If you have ever opened your water bill and seen 12 other neighbors ranting on Facebook about the bill going up another fifty bucks, or driven past a new subdivision and wondered who approved it, you will know for certain, by the end of this.

A little disclaimer from me: I am not, nor do I claim to be, a legal expert or government guru. Truth be told, I didn’t even like history that much.

What I am is a fellow neighbor, living alongside you here in Polk County, as a concerned citizen with a desire to help build a better, stronger community for my family. I’m also a former teacher and educator, always willing to do my part to find and share answers, even if I have to do a little digging to find them. And digging I did.

So, you asked: Who decided to add a new playground at the park? Whose choice was it to widen the highway in the middle of rush hour, making me late for work…again?

To all of these questions, there’s an easy answer and a longer answer. I hope you will stick around for both, because I can almost guarantee you’ll learn something new. I did.

Before we get to that, however, most know that Polk County, FL is one of the fastest-growing counties in the country over the last five years. Recent estimates have us at nearly 850,000 people in 2026, and researchers at the University of Florida’s Bureau of Economic and Business Research project we could surpass 1 million by 2030…years ahead of schedule. For some, that brings optimism with opportunities, especially as there are somewhere around 18,000 businesses registered, and for others, it increases anxiety and a desire for simpler, quieter times. Whether your glass is half full or half empty, we’ve certainly all felt the growth pains with increased traffic, overcrowding in schools, more competition for local jobs, and water pressure issues.

While the big cities (Orlando, Tampa, and Miami) might see Polk County as the proverbial step-cousin of Florida, we have more than put ourselves on the map as a place where things are happening. Unfortunately, even I have been guilty of being less informed when it comes to my city and county government, even with my follows and interactions on social media. Here’s the kicker…I know I’m not alone. It’s true, none of us can be at every meeting or informed about every agenda, but we do need to be aware of the bigger decisions that affect our communities and neighborhoods, and not just after they happen. By that time, the vote has already happened, and the money’s been spent on this or that project. Worse, the window to be heard before decisions are made closes weeks earlier than you probably realize.

And so I thought to myself: “Self? What if there were a single place where residents could be more informed about what’s going on?” I just wondered what might happen if citizens were ‘in the know’ about all these things before they happened, and when there was actually something they…we…us, could do about it.

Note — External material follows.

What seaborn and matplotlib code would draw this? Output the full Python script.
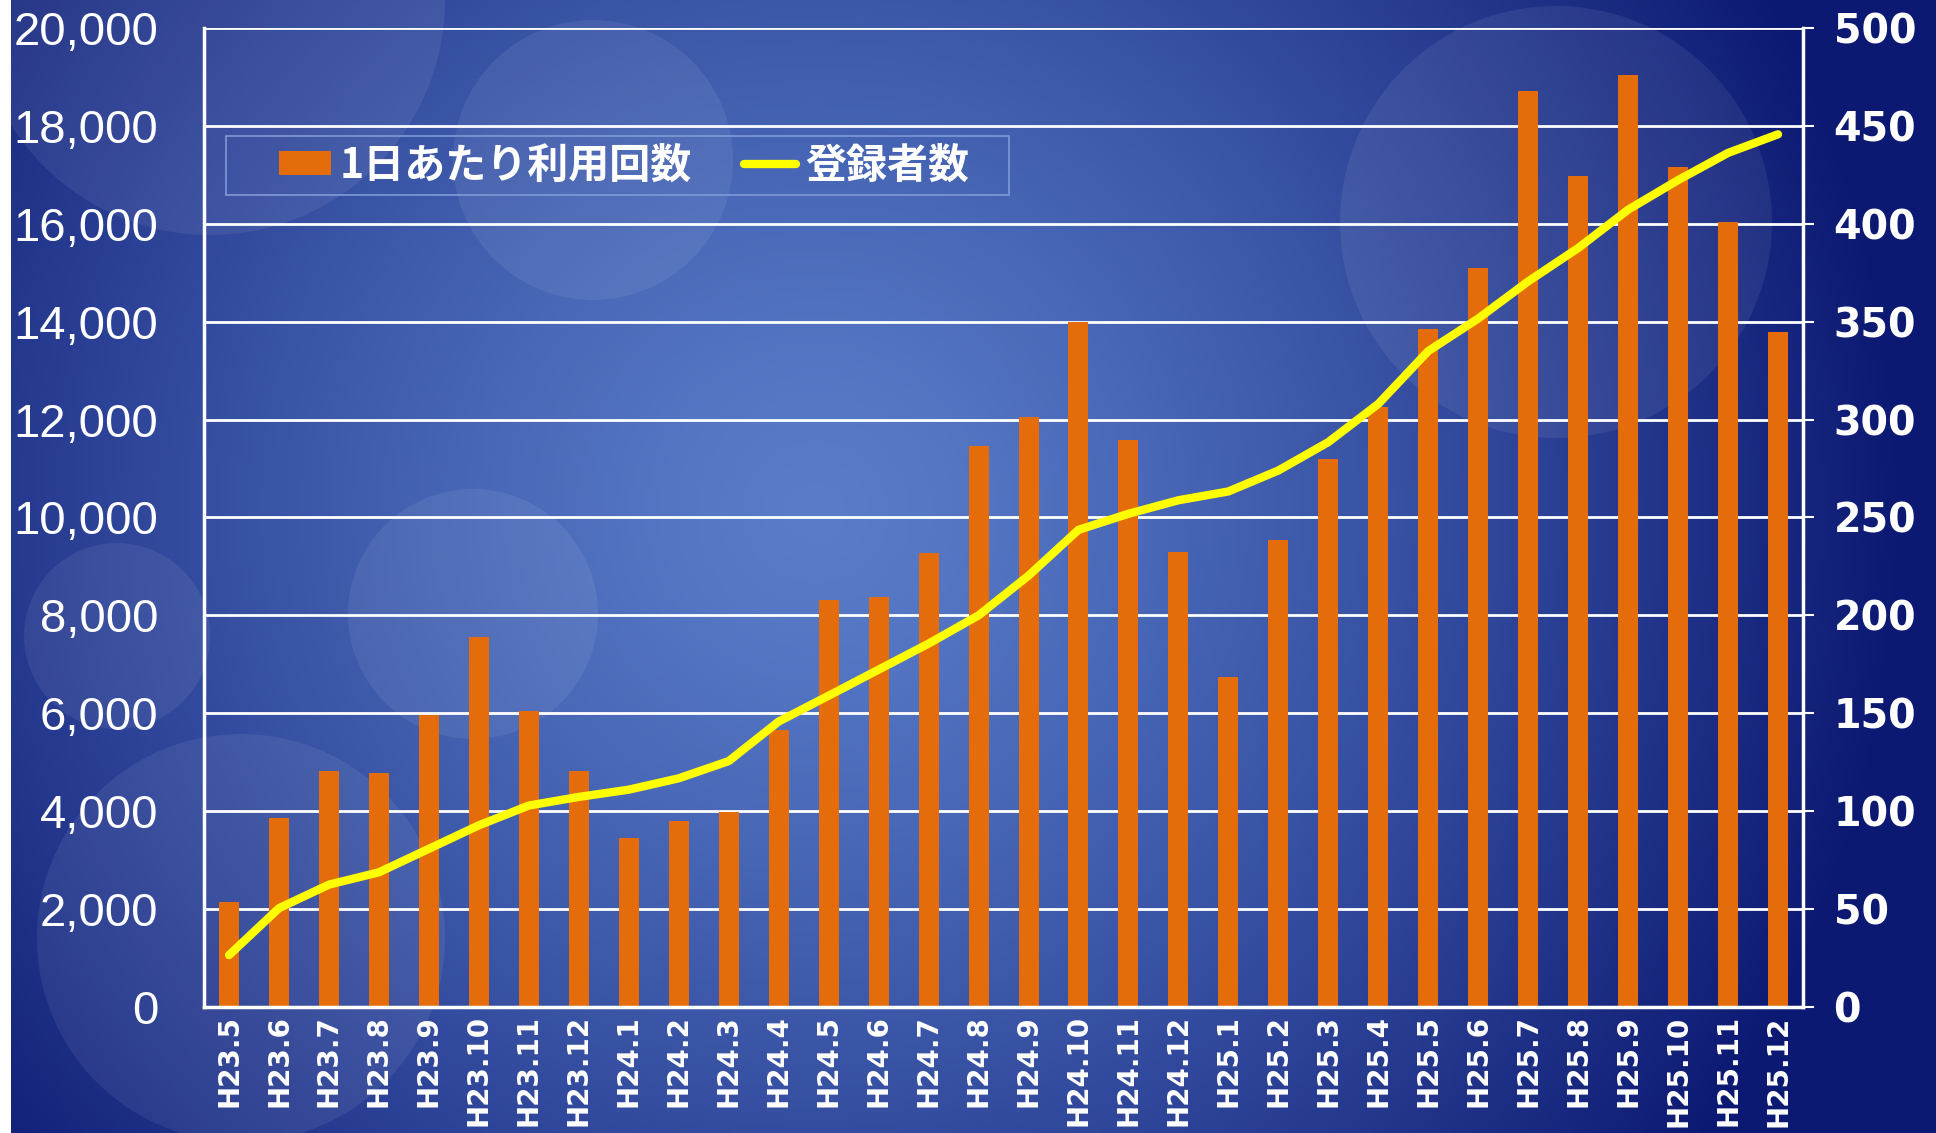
import numpy as np
import pandas as pd
import matplotlib
matplotlib.use('Agg')
import matplotlib.pyplot as plt
from matplotlib.patches import Patch, Circle, Rectangle
from matplotlib.lines import Line2D
import seaborn as sns

# ── datos ────────────────────────────────────────────────────────────────────
meses = ['H23.5', 'H23.6', 'H23.7', 'H23.8', 'H23.9', 'H23.10', 'H23.11', 'H23.12',
         'H24.1', 'H24.2', 'H24.3', 'H24.4', 'H24.5', 'H24.6', 'H24.7', 'H24.8',
         'H24.9', 'H24.10', 'H24.11', 'H24.12', 'H25.1', 'H25.2', 'H25.3', 'H25.4',
         'H25.5', 'H25.6', 'H25.7', 'H25.8', 'H25.9', 'H25.10', 'H25.11', 'H25.12']
uso_diario = [2150, 3870, 4830, 4780, 5960, 7550, 6040, 4830,
              3460, 3790, 3990, 5660, 8310, 8380, 9270, 11460,
              12050, 13990, 11590, 9290, 6740, 9550, 11190, 12250,
              13860, 15100, 18710, 16970, 19040, 17170, 16040, 13790]
registrados = [26.5, 50.5, 62.5, 68.8, 80.8, 92.8, 102.9, 107.3,
               111.0, 116.8, 125.6, 145.8, 159.0, 172.3, 185.6, 200.0,
               220.3, 243.7, 251.9, 258.8, 263.3, 274.0, 288.5, 308.0,
               335.0, 351.6, 370.6, 387.6, 407.2, 422.3, 436.2, 445.7]
ticks_izq = [0, 2000, 4000, 6000, 8000, 10000, 12000, 14000, 16000, 18000, 20000]
ticks_der = [0, 50, 100, 150, 200, 250, 300, 350, 400, 450, 500]
etiqueta_barras = '1日あたり利用回数'
etiqueta_linea = '登録者数'

NARANJA = '#E46C0A'
AMARILLO = '#FFFF00'

df = pd.DataFrame({'mes': meses, 'uso': uso_diario, 'reg': registrados})
df['pos'] = np.arange(len(df))

sns.set_style('white')
plt.rcParams['font.family'] = ['Noto Sans CJK JP', 'DejaVu Sans']

W, H = 1936, 1133
fig = plt.figure(figsize=(W / 100, H / 100), dpi=100)

# ── fondo degradado azul con círculos (coordenadas en píxeles) ───────────────
bg = fig.add_axes([0, 0, 1, 1], zorder=-5)
h, w = 230, 390
yy, xx = np.mgrid[0:h, 0:w]
fx = xx / w
fy = yy / h
d = np.sqrt(((fx - 0.42) * 1.7) ** 2 + ((fy - 0.45) * 1.0) ** 2)
t = np.clip(d / 0.95, 0, 1) ** 1.3
c_centro = np.array([0.35, 0.49, 0.79])
c_borde = np.array([0.05, 0.10, 0.45])
img = c_centro * (1 - t[..., None]) + c_borde * t[..., None]
bg.imshow(img, extent=[0, W, H, 0], aspect='auto')
circulos = [(1556, 222, 216), (241, 938, 204), (473, 614, 125),
            (593, 160, 140), (117, 636, 93), (210, 0, 235)]
for cx, cy, r in circulos:
    bg.add_patch(Circle((cx, cy), r, color='white', alpha=0.07, lw=0))
bg.add_patch(Rectangle((0, 0), 11, H, color='white', lw=0))
bg.set_xlim(0, W); bg.set_ylim(H, 0)
bg.axis('off')

# ── barras ───────────────────────────────────────────────────────────────────
ax = fig.add_axes([0.1054, 0.1112, 0.8259, 0.8641])
ax.set_facecolor('none')
sns.barplot(data=df, x='mes', y='uso', color=NARANJA, saturation=1, width=0.4,
            errorbar=None, ax=ax, zorder=2, linewidth=0, edgecolor='none')
ax.set_xlim(-0.5, len(meses) - 0.5)
ax.set_ylim(0, 20000)
ax.set_yticks(ticks_izq)
ax.set_yticklabels([f'{v:,}' for v in ticks_izq], family='Liberation Sans',
                   fontsize=34, color='white')
ax.set_xticks(df['pos'])
ax.set_xticklabels(meses, rotation=90, family='DejaVu Sans', fontweight='bold',
                   fontsize=20, color='white')
ax.tick_params(axis='y', length=0, pad=33)
ax.tick_params(axis='x', length=0, pad=6)
ax.set_xlabel(''); ax.set_ylabel('')
ax.grid(axis='y', color='white', linewidth=2, zorder=0)
ax.set_axisbelow(True)
for s in ['left', 'bottom']:
    ax.spines[s].set_color('white'); ax.spines[s].set_linewidth(2.5)
ax.spines['top'].set_visible(False)
ax.spines['right'].set_visible(False)

# ── línea de registrados ─────────────────────────────────────────────────────
ax2 = ax.twinx()
sns.lineplot(data=df, x='pos', y='reg', color=AMARILLO, linewidth=6, ax=ax2,
             solid_capstyle='round', solid_joinstyle='round')
ax2.set_ylim(0, 500)
ax2.set_yticks(ticks_der)
ax2.set_yticklabels([str(v) for v in ticks_der], family='DejaVu Sans',
                    fontweight='bold', fontsize=28.5, color='white')
ax2.tick_params(axis='y', length=8, width=1.5, color='white', pad=14, direction='out')
ax2.set_xlabel(''); ax2.set_ylabel('')
ax2.spines['right'].set_color('white'); ax2.spines['right'].set_linewidth(2.5)
for s in ['top', 'left', 'bottom']:
    ax2.spines[s].set_visible(False)
ax2.set_xlim(-0.5, len(meses) - 0.5)

# ── leyenda (marco dibujado aparte) ──────────────────────────────────────────
ax2.add_patch(Rectangle((0.01376, 0.8294), 0.4897, 0.0603, transform=ax2.transAxes,
                        facecolor='none', edgecolor='#7f9ad8', lw=1.2, zorder=4))
manejadores = [Patch(facecolor=NARANJA, edgecolor='none', label=etiqueta_barras),
               Line2D([0], [0], color=AMARILLO, lw=6, label=etiqueta_linea)]
leg = ax2.legend(handles=manejadores, loc='center left', bbox_to_anchor=(0.0469, 0.8596),
                 ncol=2, frameon=False, handlelength=1.27, handleheight=0.5,
                 handletextpad=0.22, columnspacing=1.27, borderpad=0, borderaxespad=0,
                 prop={'family': ['Noto Sans CJK JP', 'DejaVu Sans'], 'weight': 'bold', 'size': 29.5})
for txt in leg.get_texts():
    txt.set_color('white')

fig.savefig('out.png', dpi=100)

In fact, a lot of people have been asking this exact question. I hear it from neighbors living down the street and friends two cities over. I heard it come up in my own town hall last week, and I heard it again from a colleague living in Haines City, where 22,000 residents are registered to vote but fewer than 2,000 of them — about 9 percent — showed up to pick a city commissioner last spring. In a city of 44,000 people, fewer than 2,000 made the call.

To be sure, there are loud voices all over this county, and any one of us could recall someone who is a little too loud, right smack dab in the middle of our social media feed.

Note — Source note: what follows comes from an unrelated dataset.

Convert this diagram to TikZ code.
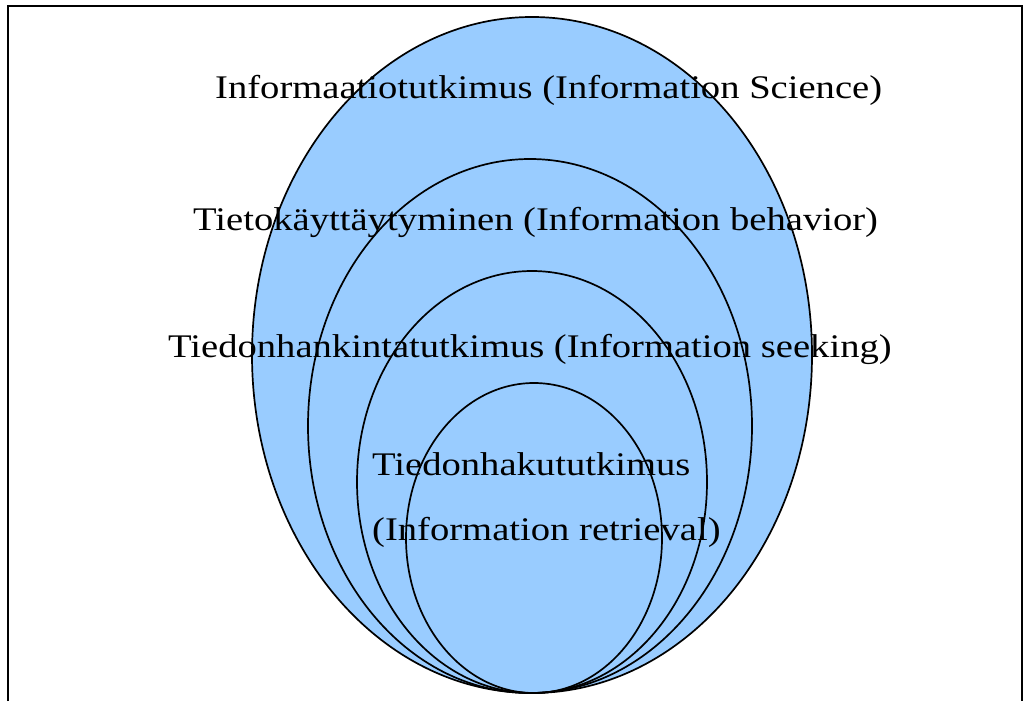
\documentclass[tikz,border=0pt]{standalone}
\usepackage{fontspec}
\setmainfont{Liberation Serif}[FakeStretch=1.17]
\begin{document}
\begin{tikzpicture}[x=1pt,y=-1pt,
  ring/.style={draw=black,line width=1.7pt},
  lbl/.style={inner sep=0pt,font=\fontsize{33}{38}\selectfont,text=black}]
\definecolor{skyfill}{HTML}{99CCFF}
\useasboundingbox (0,0) rectangle (1030,701);
\draw[line width=2pt] (8,701) -- (8,6) -- (1022,6) -- (1022,701);
\draw[ring,fill=skyfill] (532,355) ellipse [x radius=280,y radius=338];
\draw[ring] (530,426) ellipse [x radius=222,y radius=267];
\draw[ring] (532,482) ellipse [x radius=175,y radius=211];
\draw[ring] (534,538) ellipse [x radius=128,y radius=155];
\node[lbl,anchor=west] (t1) at (215,90) {Informaatiotutkimus (Information Science)};
\node[lbl,anchor=west] (t2) at (193,222) {Tietokäyttäytyminen (Information behavior)};
\node[lbl,anchor=west] (t3) at (168,349) {Tiedonhankintatutkimus (Information seeking)};
\node[lbl,anchor=west] (t4) at (372,464) {Tiedonhakututkimus};
\node[lbl,anchor=west] (t5) at (372,532) {(Information retrieval)};
\end{tikzpicture}
\end{document}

The biggest problem isn’t the voices themselves; it’s that they’re caught in silos of group membership and mysterious social media algorithms that feed us what meta decides is important.

Sure, we follow pages that post booking reports and traffic accidents or the occasional breaking story about misconduct from those in authority, but when I started paying more attention to what real residents were saying, I found that the same questions and concerns were being posted and the same complaints were being made, everywhere in the county. Sadly, they aren’t the type of story to land on the front page of big news. That doesn’t mean they don’t matter to Polk County residents. The Citrus Tea was created to bring the community back together, in one place. To open up opportunities for mutual concerns that affect everyone to

Now that we’ve got all that out of the way, let’s go back to the original question about who is making all the decisions affecting our communities, along with the easy answer I promised.

The Short Answer

There are five elected commissioners on the Polk County Board of County Commissioners (BOCC) who meet on the first and third Tuesday of every month at 9 a.m. inside the County Administration Building at 330 W. Church Street in Bartow. You could say they are basically running the county, but every municipality has elected commissioners who sit on regional boards and committees and help steer those decisions based on their own city or town’s priorities. In these meetings, they set the budget, approve contracts, write rules, and shape what Polk County will look like for the next generation. The decisions being made right now will determine whether the growth is smart, fair, and livable.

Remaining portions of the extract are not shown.